Ocean/Orbiter Deluxe Edition
Warren Ellis, illustrations by Chris Sprouse and Colleen Doran
Vertigo
Fiction, Collection/Graphic Novel/Sci-Fi
***** (Great)
DESCRIPTION: A special edition compiles two stories of space travel:
Ocean: United Nations Weapons Inspector Nathan Kane is sent on an urgent, top-secret mission to Europa, Jupiter's icy ocean moon. Here, a discovery has been made that could rewrite human history... or end it.
Orbiter: When the space shuttle Venture disappeared, it spelled the end of manned spaceflight and the world's dreams of exploring the solar system. Ten years later and without warning, the shuttle returns to the ruins of Kennedy Space Center, with peculiar modifications, one catatonic survivor - and, impossibly, Martian dust in the wheel wells.

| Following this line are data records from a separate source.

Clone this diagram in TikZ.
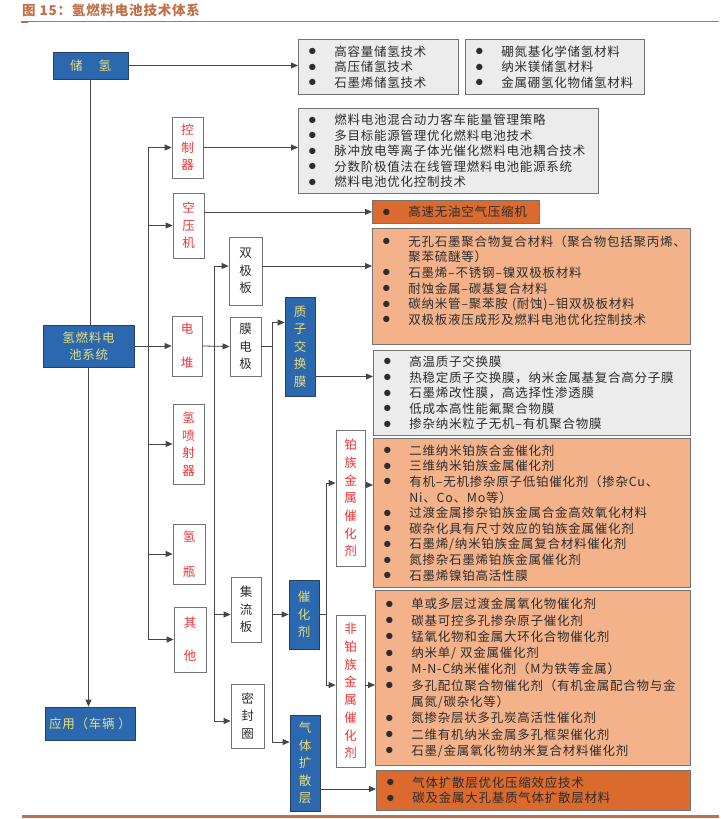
\documentclass[tikz,border=0pt]{standalone}
\usepackage{fontspec}
\usetikzlibrary{arrows.meta}
\newfontfamily\cjk{Noto Sans CJK SC}[LetterSpace=6]
\definecolor{barblue}{RGB}{44,104,176}
\definecolor{bluedark}{RGB}{40,64,100}
\definecolor{baryellow}{RGB}{232,222,120}
\definecolor{sidered}{RGB}{240,52,52}
\definecolor{inkgray}{RGB}{45,45,45}
\definecolor{boxgray}{RGB}{115,115,115}
\definecolor{linegray}{RGB}{70,70,70}
\definecolor{listgrey}{RGB}{236,236,236}
\definecolor{paleorange}{RGB}{244,178,138}
\definecolor{darkorange}{RGB}{218,106,46}
\definecolor{titlebrown}{RGB}{192,112,72}
\newcommand{\bitem}[1]{\makebox[26pt][l]{\raisebox{.5pt}{\scalebox{1.35}{$\bullet$}}}#1}
\newcommand{\bcont}[1]{\hspace*{26pt}#1}
\tikzset{
  ln/.style={draw=linegray, line width=.8pt},
  arr/.style={ln, -{Triangle[length=7pt,width=6pt]}},
  sidebox/.style={draw=boxgray, fill=white, line width=.8pt, inner sep=0pt, align=center, text=inkgray, font={\cjk\fontsize{12.5}{17.5}\selectfont}},
  redtxt/.style={text=sidered},
  bluebox/.style={sidebox, fill=barblue, draw=bluedark, text=baryellow},
  listbox/.style={anchor=north west, inner xsep=10pt, inner ysep=0pt, align=left, line width=.8pt, text=inkgray, font={\cjk\fontsize{12.5}{15.6}\selectfont}},
  greylist/.style={listbox, fill=listgrey, draw=boxgray},
  palelist/.style={listbox, fill=paleorange, draw=boxgray},
  darklist/.style={listbox, fill=darkorange, draw=boxgray}
}
\begin{document}
\begin{tikzpicture}[x=1pt,y=-1pt]
\path[fill=white] (0,0) rectangle (719,819);
\node[anchor=base west, inner sep=0pt, text=titlebrown, font={\cjk\bfseries\fontsize{13.5}{14}\selectfont}] (title) at (22,15) {图 15：氢燃料电池技术体系};
\draw[titlebrown, line width=.8pt] (22,21.5) -- (719,21.5);
\draw[titlebrown, line width=2pt] (21,21.5) -- (28,21.5);
\draw[titlebrown, line width=3pt] (22,816.5) -- (719,816.5);

\node[bluebox, minimum width=75pt, minimum height=27pt] (storage) at (90.5,65.5) {储\hspace{16pt}氢};
\node[bluebox, minimum width=91pt, minimum height=42pt] (system) at (88.5,346) {氢燃料电\\池系统};
\node[bluebox, minimum width=90pt, minimum height=33pt] (apply) at (90,723.5) {应用（车辆 ）};

\node[sidebox, redtxt, minimum width=31pt, minimum height=61pt] (ctrl) at (187.5,147.5) {控\\制\\器};
\node[sidebox, redtxt, minimum width=31pt, minimum height=65pt] (aircomp) at (188.5,225.5) {空\\压\\机};
\node[sidebox, redtxt, minimum width=30pt, minimum height=60pt] (stack) at (187,346) {电\\[16.5pt]堆};
\node[sidebox, redtxt, minimum width=31pt, minimum height=80pt] (injector) at (188.5,444) {氢\\喷\\射\\器};
\node[sidebox, redtxt, minimum width=32pt, minimum height=60pt] (bottle) at (189,554) {氢\\[17pt]瓶};
\node[sidebox, redtxt, minimum width=32pt, minimum height=65pt] (other) at (190,639.5) {其\\[15.5pt]他};

\node[sidebox, minimum width=33pt, minimum height=68pt] (bipolar) at (245.5,271) {双\\极\\板};
\node[sidebox, minimum width=31pt, minimum height=59pt] (mea) at (245.5,346.5) {膜\\电\\极};
\node[sidebox, minimum width=30pt, minimum height=65pt] (collector) at (246,609.5) {集\\流\\板};
\node[sidebox, minimum width=33pt, minimum height=64pt] (seal) at (247.5,716) {密\\封\\圈};

\node[bluebox, minimum width=30pt, minimum height=99pt] (pem) at (300,346.5) {质\\子\\交\\换\\膜};
\node[bluebox, minimum width=30pt, minimum height=69pt] (catalyst) at (304,614.5) {催\\化\\剂};
\node[bluebox, minimum width=30pt, minimum height=96pt] (gdl) at (305,763) {气\\体\\扩\\散\\层};

\node[sidebox, redtxt, minimum width=29pt, minimum height=136pt, font={\cjk\fontsize{12.5}{17.7}\selectfont}] (pt) at (350.5,498) {铂\\族\\金\\属\\催\\化\\剂};
\node[sidebox, redtxt, minimum width=29pt, minimum height=152pt, font={\cjk\fontsize{12.5}{17.7}\selectfont}] (nonpt) at (350.5,691) {非\\铂\\族\\金\\属\\催\\化\\剂};

\node[greylist, text width=140pt, minimum height=55pt] (h1) at (298,39) {\bitem{高容量储氢技术}\\ \bitem{高压储氢技术}\\ \bitem{石墨烯储氢技术}};
\node[greylist, text width=159pt, minimum height=55pt] (h2) at (465,39) {\bitem{硼氮基化学储氢材料}\\ \bitem{纳米镁储氢材料}\\ \bitem{金属硼氢化物储氢材料}};
\node[greylist, text width=280pt, minimum height=85pt] (h3) at (298,108) {\bitem{燃料电池混合动力客车能量管理策略}\\ \bitem{多目标能源管理优化燃料电池技术}\\ \bitem{脉冲放电等离子体光催化燃料电池耦合技术}\\ \bitem{分数阶极值法在线管理燃料电池能源系统}\\ \bitem{燃料电池优化控制技术}};
\node[darklist, text width=147pt, minimum height=23pt] (o1) at (372,200) {\bitem{高速无油空气压缩机}};
\node[palelist, text width=298pt, minimum height=116pt] (o2) at (372,228) {\bitem{无孔石墨聚合物复合材料（聚合物包括聚丙烯、}\\ \bcont{聚苯硫醚等）}\\ \bitem{石墨烯–不锈钢–镍双极板材料}\\ \bitem{耐蚀金属–碳基复合材料}\\ \bitem{碳纳米管–聚苯胺 (耐蚀)–钼双极板材料}\\ \bitem{双极板液压成形及燃料电池优化控制技术}\rule[-13pt]{0pt}{1pt}};
\node[greylist, text width=297pt, minimum height=85pt] (h4) at (373,350) {\bitem{高温质子交换膜}\\ \bitem{热稳定质子交换膜，纳米金属基复合高分子膜}\\ \bitem{石墨烯改性膜，高选择性渗透膜}\\ \bitem{低成本高性能氟聚合物膜}\\ \bitem{掺杂纳米粒子无机–有机聚合物膜}};
\node[palelist, text width=297pt, minimum height=149pt] (o3) at (373,438) {\bitem{二维纳米铂族合金催化剂}\\ \bitem{三维纳米铂族金属催化剂}\\ \bitem{有机–无机掺杂原子低铂催化剂（掺杂Cu、}\\ \bcont{Ni、Co、Mo等）}\\ \bitem{过渡金属掺杂铂族金属合金高效氧化材料}\\ \bitem{碳杂化具有尺寸效应的铂族金属催化剂}\\ \bitem{石墨烯/纳米铂族金属复合材料催化剂}\\ \bitem{氮掺杂石墨烯铂族金属催化剂}\\ \bitem{石墨烯镍铂高活性膜}};
\node[palelist, text width=295pt, minimum height=175pt, font={\cjk\fontsize{12.5}{16.3}\selectfont}] (o4) at (375,590) {\bitem{单或多层过渡金属氧化物催化剂}\\ \bitem{碳基可控多孔掺杂原子催化剂}\\ \bitem{锰氧化物和金属大环化合物催化剂}\\ \bitem{纳米单/ 双金属催化剂}\\ \bitem{M-N-C纳米催化剂（M为铁等金属）}\\ \bitem{多孔配位聚合物催化剂（有机金属配合物与金}\\ \bcont{属氮/碳杂化等）}\\ \bitem{氮掺杂层状多孔炭高活性催化剂}\\ \bitem{二维有机纳米金属多孔框架催化剂}\\ \bitem{石墨/金属氧化物纳米复合材料催化剂}};
\node[darklist, text width=294pt, minimum height=40pt] (o5) at (376,770) {\bitem{气体扩散层优化压缩效应技术}\\ \bitem{碳及金属大孔基质气体扩散层材料}};

\coordinate (bipIn) at ([yshift=5pt]bipolar.west);
\coordinate (bipOut) at ([yshift=5pt]bipolar.east);
\coordinate (colIn) at ([yshift=-5pt]collector.west);
\coordinate (sealIn) at ([yshift=-5pt]seal.west);
\coordinate (pemIn) at ([yshift=24pt]pem.west);
\coordinate (pemOut) at ([yshift=-30pt]pem.east);
\coordinate (gdlIn) at ([yshift=21pt]gdl.west);
\coordinate (gdlOut) at ([yshift=-26pt]gdl.east);
\coordinate (ptIn) at ([yshift=15pt]pt.west);
\coordinate (ptOut) at ([yshift=13pt]pt.east);
\coordinate (npIn) at ([yshift=6pt]nonpt.west);
\coordinate (npOut) at ([yshift=6pt]nonpt.east);
\coordinate (busA) at (148,0);
\coordinate (busB) at (214,0);
\coordinate (busC) at (272,0);
\coordinate (busD) at (326,0);

\draw[arr] (storage.east) -- (storage.east -| h1.west);
\draw[ln] (storage.south) -- (storage.south |- system.north);
\draw[arr] (system.south) -- (system.south |- apply.north);
\draw[arr] (system.east) -- (stack.west);
\draw[ln] (busA |- ctrl.west) -- (busA |- other.west);
\foreach \n in {ctrl,aircomp,injector,bottle,other} \draw[arr] (busA |- \n.west) -- (\n.west);
\draw[arr] (ctrl.east) -- (ctrl.east -| h3.west);
\draw[arr] (aircomp.east |- o1.west) -- (o1.west);

\draw[arr] (stack.east) -- (mea.west);
\draw[ln] (busB |- bipIn) -- (busB |- sealIn);
\foreach \p in {bipIn,colIn,sealIn} \draw[arr] (busB |- \p) -- (\p);
\draw[arr] (bipOut) -- (bipOut -| o2.west);

\draw[ln] (mea.east) -- (mea.east -| busC);
\draw[ln] (busC |- pemIn) -- (busC |- gdlIn);
\foreach \p in {pemIn,catalyst.west,gdlIn} \draw[arr] (busC |- \p) -- (\p);
\draw[arr] (pemOut) -- (pemOut -| h4.west);
\draw[arr] (gdlOut) -- (gdlOut -| o5.west);

\draw[ln] (catalyst.east) -- (catalyst.east -| busD);
\draw[ln] (busD |- ptIn) -- (busD |- npIn);
\foreach \p in {ptIn,npIn} \draw[arr] (busD |- \p) -- (\p);
\draw[arr] (ptOut) -- (ptOut -| o3.west);
\draw[arr] (npOut) -- (npOut -| o4.west);
%\draw (0,0) grid[step=50] (719,819);
\end{tikzpicture}
\end{document}
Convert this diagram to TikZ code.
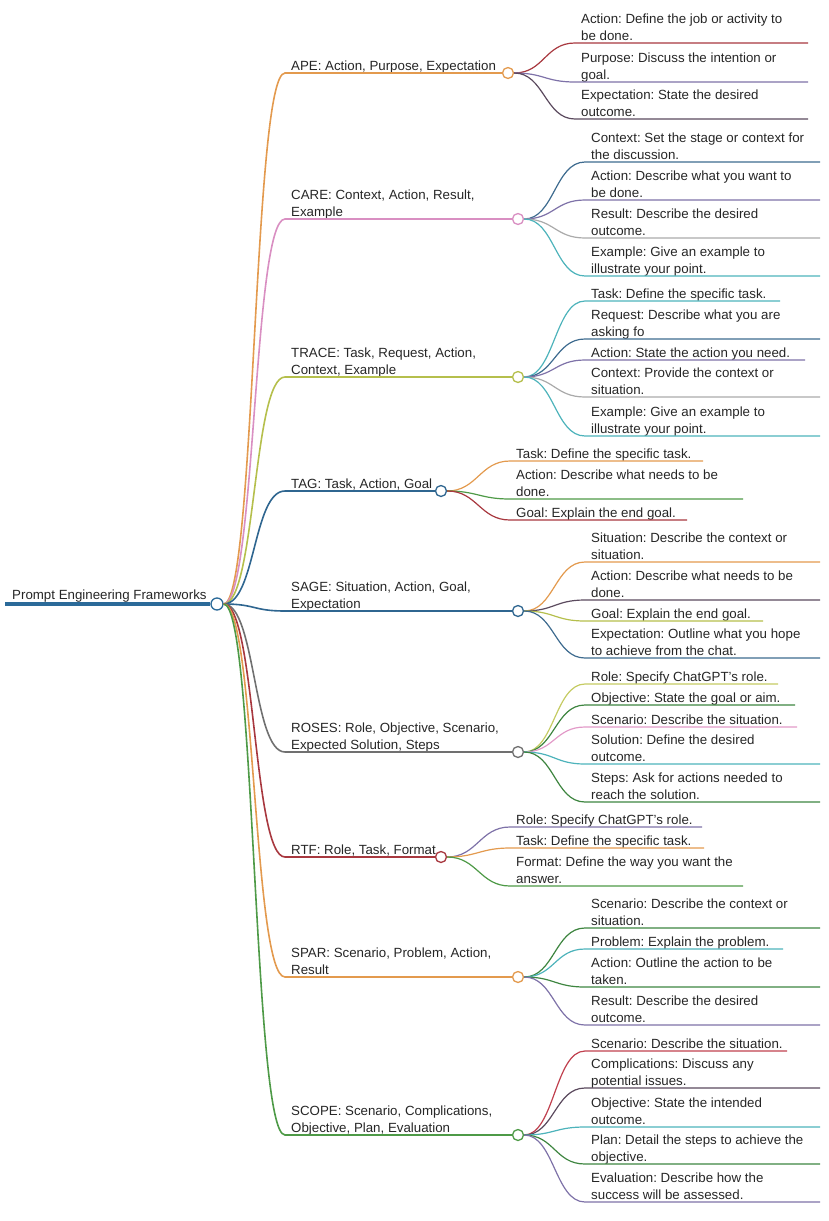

REVIEW: Another pleasant find on Hoopla, the online lending service associated with many library systems. Ellis incorporates heavy science into his stories, but doesn't forget the sense of wonder that remains at the heart of the best sci-fi.
In the first story, Ocean, Kane and a small team of explorers discover humanoids suspended in sarcophagi under the Europan ice, along with weapons that could turn the Earth to a cinder in seconds... weapons systems targeted by a private exploration team, in an unsubtle dig at corporate ethics (or lack thereof.) It has the feel of a good (if slightly old-school) sci-fi action film, even using variable gravity to great effect.
The second tale, Orbiter, is more psychological, a study of what the space program means to individuals and the world, and why it's so important to keep pushing boundaries even given the risks. According to the afterword, Ellis wrote it as a tribute to the lives lost in the Columbia disaster, and it shows - as does the warning of where we'll end up if we let fear pin us down on Earth when we should be stretching our wings further. This is the good stuff, the sci-fi that uses science to open doors and ask questions and wonder "what if...?", not just brood and come up with new ways to blow up slimy aliens.
Taken together, these stories earn top marks for remembering what the genre can and should aspire to.